=== TASK ===
Starting at the first line of the data, print each line verbatim up to and including the line bearing "import matplotlib.pyplot as plt", omitting pictures.
++++
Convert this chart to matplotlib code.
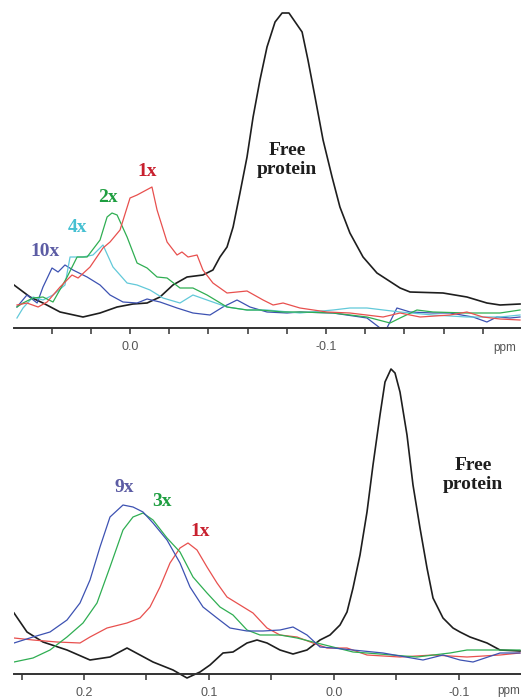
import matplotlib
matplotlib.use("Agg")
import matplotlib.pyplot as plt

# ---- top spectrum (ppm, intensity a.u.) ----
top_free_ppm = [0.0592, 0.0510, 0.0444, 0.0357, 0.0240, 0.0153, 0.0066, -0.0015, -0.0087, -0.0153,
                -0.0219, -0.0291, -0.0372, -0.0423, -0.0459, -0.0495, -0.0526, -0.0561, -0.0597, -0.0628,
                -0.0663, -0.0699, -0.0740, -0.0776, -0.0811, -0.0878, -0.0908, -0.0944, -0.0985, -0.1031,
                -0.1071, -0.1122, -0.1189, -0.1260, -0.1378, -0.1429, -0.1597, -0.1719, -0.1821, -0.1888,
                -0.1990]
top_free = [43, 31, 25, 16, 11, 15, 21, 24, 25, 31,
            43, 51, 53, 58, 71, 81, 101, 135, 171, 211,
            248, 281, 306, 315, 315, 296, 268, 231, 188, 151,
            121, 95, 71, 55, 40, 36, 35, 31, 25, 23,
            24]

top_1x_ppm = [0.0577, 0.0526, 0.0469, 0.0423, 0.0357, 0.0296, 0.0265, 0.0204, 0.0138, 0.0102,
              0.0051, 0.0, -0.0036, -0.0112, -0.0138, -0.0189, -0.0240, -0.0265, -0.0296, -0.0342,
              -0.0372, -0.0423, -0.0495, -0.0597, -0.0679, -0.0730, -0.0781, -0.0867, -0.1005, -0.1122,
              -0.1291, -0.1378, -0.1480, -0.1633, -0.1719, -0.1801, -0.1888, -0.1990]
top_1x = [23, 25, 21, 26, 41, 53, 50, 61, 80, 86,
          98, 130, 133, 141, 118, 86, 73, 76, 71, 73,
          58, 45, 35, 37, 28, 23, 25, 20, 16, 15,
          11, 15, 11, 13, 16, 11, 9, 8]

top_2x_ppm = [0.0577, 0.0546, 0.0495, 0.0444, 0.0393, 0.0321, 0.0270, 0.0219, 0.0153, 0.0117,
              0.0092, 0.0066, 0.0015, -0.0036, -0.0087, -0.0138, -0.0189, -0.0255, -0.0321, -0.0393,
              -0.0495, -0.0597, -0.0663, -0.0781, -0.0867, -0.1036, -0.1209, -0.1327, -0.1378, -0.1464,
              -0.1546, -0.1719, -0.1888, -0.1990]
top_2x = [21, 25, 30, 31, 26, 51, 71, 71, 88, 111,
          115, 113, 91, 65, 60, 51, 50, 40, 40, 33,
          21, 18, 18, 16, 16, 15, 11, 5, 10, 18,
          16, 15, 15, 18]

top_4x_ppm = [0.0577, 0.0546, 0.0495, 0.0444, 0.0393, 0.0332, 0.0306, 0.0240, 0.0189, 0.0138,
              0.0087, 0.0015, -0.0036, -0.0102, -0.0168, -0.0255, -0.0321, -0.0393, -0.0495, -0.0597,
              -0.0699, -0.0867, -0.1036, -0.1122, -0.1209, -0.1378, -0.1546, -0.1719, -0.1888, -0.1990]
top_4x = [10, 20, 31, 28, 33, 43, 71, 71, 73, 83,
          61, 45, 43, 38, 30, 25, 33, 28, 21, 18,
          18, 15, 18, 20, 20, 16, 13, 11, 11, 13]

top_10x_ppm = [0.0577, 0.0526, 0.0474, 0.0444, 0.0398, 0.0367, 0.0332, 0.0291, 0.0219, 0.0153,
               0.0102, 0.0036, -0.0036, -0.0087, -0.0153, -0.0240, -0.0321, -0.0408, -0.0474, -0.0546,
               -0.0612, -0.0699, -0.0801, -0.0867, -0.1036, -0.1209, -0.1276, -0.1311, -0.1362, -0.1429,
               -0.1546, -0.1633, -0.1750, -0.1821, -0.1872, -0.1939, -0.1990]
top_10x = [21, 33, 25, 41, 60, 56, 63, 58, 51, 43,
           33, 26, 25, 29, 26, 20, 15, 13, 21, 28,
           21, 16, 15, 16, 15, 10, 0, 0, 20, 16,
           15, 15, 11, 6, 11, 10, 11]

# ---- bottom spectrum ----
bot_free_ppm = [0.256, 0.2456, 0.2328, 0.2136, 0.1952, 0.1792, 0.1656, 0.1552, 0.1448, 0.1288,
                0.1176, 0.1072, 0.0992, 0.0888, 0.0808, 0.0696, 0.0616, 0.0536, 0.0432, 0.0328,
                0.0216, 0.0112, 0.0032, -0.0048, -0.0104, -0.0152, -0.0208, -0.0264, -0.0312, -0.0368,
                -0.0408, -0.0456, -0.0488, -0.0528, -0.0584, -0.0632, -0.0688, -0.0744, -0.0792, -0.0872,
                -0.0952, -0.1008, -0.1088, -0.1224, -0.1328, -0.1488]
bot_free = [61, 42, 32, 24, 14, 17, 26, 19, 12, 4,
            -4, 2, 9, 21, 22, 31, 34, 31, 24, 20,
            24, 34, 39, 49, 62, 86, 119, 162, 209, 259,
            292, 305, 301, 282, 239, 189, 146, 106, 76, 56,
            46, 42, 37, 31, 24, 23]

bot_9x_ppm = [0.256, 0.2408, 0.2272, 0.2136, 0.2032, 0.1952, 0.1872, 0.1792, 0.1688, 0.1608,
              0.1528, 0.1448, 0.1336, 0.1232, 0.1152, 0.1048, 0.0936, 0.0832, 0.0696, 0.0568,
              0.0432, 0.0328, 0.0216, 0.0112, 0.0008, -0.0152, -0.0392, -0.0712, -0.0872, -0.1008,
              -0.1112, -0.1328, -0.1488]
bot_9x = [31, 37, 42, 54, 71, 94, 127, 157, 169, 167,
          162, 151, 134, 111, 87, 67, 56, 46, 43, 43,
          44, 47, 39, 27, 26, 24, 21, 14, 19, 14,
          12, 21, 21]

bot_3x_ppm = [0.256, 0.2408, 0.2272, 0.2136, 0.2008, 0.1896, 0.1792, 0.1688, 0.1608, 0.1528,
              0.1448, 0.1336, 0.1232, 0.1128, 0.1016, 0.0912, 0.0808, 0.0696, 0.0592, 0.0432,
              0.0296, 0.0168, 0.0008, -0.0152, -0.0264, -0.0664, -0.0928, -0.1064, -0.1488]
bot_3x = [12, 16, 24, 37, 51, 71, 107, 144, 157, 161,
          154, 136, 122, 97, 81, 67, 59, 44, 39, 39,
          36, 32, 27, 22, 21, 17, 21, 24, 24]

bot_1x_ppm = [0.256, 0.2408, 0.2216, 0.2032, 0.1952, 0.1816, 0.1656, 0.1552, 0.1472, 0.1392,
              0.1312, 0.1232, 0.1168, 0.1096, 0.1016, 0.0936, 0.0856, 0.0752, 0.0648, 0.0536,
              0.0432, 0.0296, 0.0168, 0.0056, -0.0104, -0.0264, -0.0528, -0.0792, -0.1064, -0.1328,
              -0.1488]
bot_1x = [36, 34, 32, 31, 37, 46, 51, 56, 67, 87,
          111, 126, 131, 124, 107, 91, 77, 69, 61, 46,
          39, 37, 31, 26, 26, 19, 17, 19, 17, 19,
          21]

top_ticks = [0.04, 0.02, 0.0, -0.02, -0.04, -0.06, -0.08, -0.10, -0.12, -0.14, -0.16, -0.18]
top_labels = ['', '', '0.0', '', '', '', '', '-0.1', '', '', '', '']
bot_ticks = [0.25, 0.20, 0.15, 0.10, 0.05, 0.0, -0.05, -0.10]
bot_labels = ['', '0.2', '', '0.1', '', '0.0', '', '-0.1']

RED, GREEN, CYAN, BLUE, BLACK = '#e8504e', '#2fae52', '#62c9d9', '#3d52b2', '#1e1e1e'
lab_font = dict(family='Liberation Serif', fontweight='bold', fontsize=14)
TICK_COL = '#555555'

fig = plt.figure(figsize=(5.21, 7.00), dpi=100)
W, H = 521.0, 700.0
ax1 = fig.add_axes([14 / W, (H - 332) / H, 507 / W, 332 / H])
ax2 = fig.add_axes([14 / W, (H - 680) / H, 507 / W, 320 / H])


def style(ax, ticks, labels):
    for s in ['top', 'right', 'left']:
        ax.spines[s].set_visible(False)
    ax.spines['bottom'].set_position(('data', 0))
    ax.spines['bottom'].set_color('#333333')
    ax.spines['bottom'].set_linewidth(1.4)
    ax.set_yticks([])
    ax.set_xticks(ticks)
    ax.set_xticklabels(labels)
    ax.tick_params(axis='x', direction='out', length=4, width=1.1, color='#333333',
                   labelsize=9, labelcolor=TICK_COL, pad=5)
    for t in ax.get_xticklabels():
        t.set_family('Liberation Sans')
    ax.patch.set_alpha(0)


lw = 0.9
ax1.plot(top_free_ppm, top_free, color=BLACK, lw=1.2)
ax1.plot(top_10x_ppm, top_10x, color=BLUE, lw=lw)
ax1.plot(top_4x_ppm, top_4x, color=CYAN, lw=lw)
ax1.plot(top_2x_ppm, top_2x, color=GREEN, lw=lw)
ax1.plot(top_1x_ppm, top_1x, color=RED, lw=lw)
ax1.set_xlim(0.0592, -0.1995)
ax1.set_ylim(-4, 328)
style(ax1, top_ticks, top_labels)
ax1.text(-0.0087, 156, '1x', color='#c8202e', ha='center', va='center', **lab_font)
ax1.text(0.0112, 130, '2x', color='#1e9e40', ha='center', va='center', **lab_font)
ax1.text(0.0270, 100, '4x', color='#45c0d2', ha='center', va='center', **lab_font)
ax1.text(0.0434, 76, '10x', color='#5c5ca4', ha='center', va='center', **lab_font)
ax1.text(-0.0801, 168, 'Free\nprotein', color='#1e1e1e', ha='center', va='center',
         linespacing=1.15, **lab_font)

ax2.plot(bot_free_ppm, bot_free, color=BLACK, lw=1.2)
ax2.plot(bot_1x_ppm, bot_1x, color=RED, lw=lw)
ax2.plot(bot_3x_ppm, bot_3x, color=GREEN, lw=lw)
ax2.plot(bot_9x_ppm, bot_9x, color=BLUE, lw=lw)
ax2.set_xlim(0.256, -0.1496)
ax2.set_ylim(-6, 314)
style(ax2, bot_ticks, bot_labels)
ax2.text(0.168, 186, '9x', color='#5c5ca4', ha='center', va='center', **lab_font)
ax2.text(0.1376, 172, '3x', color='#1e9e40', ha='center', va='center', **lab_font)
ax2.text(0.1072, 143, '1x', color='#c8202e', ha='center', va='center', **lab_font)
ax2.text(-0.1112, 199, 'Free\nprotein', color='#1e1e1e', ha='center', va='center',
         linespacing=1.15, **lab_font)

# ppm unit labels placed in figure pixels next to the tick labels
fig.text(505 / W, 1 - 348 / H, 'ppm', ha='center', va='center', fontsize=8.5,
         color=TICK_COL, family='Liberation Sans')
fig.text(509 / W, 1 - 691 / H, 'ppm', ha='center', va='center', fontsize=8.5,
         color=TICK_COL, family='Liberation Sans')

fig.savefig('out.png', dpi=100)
++++
=== TASK RESULT ===
Convert this chart to matplotlib code.
import matplotlib
matplotlib.use("Agg")
import matplotlib.pyplot as plt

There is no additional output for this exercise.